Do you have your ALL of your Business Associate Agreements in place?


By Aris Medical Solutions


The Omnibus Rule that became effective March 26, 2013 was a game changer in many ways. One area was requiring Covered Entities to ensure that Business Associate Agreements (BAA) were in place with all of their business partners by September 23, 2013. If a Covered Entity had agreements already in place, Covered Entities had until September 22, 2014 to replace them with new ones that had all of the required elements of the new Omnibus Rule.

Did you know that if a Covered Entity (Medical Practice) releases Protected Health Information (PHI) to person or an entity and the practice does not have a signed BAA in place, the Covered Entity can be fined? In the eyes of HIPAA, you have disclosed PHI to an unauthorized user. Yes, this is TRUE!

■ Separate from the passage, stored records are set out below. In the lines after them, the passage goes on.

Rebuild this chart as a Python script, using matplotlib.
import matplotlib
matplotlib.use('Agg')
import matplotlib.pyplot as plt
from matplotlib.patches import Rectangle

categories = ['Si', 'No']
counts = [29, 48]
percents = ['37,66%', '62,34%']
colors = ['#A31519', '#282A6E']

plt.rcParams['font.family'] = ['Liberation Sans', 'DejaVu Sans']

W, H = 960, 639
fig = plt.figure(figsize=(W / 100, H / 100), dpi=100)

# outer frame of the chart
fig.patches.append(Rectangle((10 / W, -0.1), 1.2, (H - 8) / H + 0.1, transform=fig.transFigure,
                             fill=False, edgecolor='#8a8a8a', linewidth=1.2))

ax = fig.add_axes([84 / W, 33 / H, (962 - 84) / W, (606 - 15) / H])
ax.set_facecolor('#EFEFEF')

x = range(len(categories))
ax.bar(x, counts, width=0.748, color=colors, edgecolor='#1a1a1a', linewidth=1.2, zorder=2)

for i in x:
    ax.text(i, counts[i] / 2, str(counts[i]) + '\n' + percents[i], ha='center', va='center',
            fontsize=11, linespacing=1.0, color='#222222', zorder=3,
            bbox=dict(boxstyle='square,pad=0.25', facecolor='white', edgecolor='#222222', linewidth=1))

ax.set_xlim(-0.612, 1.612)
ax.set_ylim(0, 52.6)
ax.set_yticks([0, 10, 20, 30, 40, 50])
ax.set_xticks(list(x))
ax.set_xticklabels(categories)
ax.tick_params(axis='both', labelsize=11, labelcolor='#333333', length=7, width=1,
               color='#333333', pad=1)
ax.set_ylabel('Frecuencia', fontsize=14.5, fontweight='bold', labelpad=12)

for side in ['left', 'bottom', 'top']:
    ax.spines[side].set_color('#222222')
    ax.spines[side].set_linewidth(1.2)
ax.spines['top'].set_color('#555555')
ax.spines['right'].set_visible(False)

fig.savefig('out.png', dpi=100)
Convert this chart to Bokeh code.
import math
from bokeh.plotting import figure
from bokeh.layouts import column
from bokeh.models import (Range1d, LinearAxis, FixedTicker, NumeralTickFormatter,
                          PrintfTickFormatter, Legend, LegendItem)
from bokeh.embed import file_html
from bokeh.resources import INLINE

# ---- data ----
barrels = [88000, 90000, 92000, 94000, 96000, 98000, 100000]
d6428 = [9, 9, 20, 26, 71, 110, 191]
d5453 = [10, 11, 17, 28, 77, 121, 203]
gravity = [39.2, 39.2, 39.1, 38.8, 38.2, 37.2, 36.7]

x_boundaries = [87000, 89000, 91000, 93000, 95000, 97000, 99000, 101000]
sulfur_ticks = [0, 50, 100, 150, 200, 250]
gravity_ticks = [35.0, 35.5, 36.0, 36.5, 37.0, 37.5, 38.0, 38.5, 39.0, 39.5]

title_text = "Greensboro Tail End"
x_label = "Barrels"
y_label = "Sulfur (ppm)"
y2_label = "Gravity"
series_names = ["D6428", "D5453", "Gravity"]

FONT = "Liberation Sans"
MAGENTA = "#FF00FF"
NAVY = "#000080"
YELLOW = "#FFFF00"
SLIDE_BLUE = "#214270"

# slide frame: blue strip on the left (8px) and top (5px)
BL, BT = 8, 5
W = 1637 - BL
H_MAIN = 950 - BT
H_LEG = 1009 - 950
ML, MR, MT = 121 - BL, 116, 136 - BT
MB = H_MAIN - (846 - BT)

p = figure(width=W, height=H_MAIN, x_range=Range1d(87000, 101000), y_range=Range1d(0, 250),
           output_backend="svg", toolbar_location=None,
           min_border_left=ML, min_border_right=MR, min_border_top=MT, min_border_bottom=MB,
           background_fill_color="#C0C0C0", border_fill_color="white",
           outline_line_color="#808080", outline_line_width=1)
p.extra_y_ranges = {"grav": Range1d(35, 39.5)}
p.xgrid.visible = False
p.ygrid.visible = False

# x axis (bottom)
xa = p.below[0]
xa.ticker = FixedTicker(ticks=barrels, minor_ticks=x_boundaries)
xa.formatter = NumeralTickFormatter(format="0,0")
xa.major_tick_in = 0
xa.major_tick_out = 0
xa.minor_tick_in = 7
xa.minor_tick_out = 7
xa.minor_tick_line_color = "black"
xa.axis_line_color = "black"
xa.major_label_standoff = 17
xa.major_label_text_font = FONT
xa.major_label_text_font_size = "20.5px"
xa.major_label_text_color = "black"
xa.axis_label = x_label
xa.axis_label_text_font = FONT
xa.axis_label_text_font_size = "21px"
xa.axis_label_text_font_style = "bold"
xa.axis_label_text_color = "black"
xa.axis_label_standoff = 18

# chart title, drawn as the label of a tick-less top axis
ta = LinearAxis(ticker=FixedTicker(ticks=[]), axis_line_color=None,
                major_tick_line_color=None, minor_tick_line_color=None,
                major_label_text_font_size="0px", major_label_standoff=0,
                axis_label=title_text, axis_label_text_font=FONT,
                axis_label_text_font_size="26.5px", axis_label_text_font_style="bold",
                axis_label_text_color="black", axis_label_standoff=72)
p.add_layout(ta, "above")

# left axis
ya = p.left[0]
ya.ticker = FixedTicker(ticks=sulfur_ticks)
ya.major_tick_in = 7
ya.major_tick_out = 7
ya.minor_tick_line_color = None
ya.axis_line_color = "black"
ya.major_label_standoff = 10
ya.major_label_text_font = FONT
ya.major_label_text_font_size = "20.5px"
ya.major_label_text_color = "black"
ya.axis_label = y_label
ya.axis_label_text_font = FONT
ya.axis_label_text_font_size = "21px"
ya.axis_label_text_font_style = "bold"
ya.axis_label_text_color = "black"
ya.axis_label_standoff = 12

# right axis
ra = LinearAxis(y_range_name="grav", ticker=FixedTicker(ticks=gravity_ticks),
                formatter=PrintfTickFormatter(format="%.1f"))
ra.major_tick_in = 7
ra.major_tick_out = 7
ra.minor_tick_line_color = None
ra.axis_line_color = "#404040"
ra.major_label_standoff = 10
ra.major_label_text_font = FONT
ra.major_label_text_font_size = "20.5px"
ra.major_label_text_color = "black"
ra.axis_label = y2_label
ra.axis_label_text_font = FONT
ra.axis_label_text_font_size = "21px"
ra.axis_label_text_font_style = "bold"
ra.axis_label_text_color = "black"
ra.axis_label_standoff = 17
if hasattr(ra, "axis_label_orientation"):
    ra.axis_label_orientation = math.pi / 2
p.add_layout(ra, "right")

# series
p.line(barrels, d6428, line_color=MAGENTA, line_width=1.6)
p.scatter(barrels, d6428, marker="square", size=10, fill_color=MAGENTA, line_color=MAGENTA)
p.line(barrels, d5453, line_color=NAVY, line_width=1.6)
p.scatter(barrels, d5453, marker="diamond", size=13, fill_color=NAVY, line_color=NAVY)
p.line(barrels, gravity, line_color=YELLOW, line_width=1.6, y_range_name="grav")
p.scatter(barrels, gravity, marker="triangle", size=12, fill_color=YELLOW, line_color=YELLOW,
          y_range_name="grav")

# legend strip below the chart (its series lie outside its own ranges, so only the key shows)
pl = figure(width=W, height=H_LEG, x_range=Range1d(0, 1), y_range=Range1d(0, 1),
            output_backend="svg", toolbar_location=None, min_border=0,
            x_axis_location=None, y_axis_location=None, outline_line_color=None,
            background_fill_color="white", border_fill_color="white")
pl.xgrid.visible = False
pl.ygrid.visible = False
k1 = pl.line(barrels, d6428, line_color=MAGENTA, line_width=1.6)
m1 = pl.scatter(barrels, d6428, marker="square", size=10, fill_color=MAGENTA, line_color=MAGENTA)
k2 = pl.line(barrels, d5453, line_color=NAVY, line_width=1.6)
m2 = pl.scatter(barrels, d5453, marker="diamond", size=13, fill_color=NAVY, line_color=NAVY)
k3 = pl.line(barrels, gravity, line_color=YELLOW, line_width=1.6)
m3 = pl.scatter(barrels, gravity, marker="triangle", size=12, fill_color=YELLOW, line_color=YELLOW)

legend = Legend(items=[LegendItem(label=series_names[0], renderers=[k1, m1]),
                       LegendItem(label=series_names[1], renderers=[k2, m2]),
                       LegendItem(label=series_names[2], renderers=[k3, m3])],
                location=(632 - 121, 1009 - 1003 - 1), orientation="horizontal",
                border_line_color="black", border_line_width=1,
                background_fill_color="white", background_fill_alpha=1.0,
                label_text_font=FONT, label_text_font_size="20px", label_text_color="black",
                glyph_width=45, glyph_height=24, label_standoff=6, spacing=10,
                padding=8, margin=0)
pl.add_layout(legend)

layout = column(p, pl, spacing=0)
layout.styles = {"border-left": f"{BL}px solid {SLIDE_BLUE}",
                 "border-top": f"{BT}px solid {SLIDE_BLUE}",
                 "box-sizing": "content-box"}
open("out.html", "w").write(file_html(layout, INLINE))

Did you know that if a medical practice’s software vendor has a data breach and you as the Covered Entity do not have a BA agreement in place you could be fined as well? I know what you are thinking… it’s THEIR responsibility, not yours. True, but it is YOUR responsibility to have an agreement in place. Have you reviewed your BA agreements to ensure the documents have all of the required elements and it protects YOU the Covered Entity? These are very important documents and since it is the responsibility of the medical practice to protect patient data, the practice dictates when this information can be shared. The practice also has the responsibility to have assurances that the entity understands how to protect the data before it is released.

The Office for Civil Rights (OCR) recently imposed a $750K fine for such an offense. A Raleigh Orthopedic practice released 17,300 x-rays films to a Business Associate (BA) that promised to transfer the images in exchange for the silver in films. Unfortunately the practice forgot to have the entity sign a Business Associate Agreement.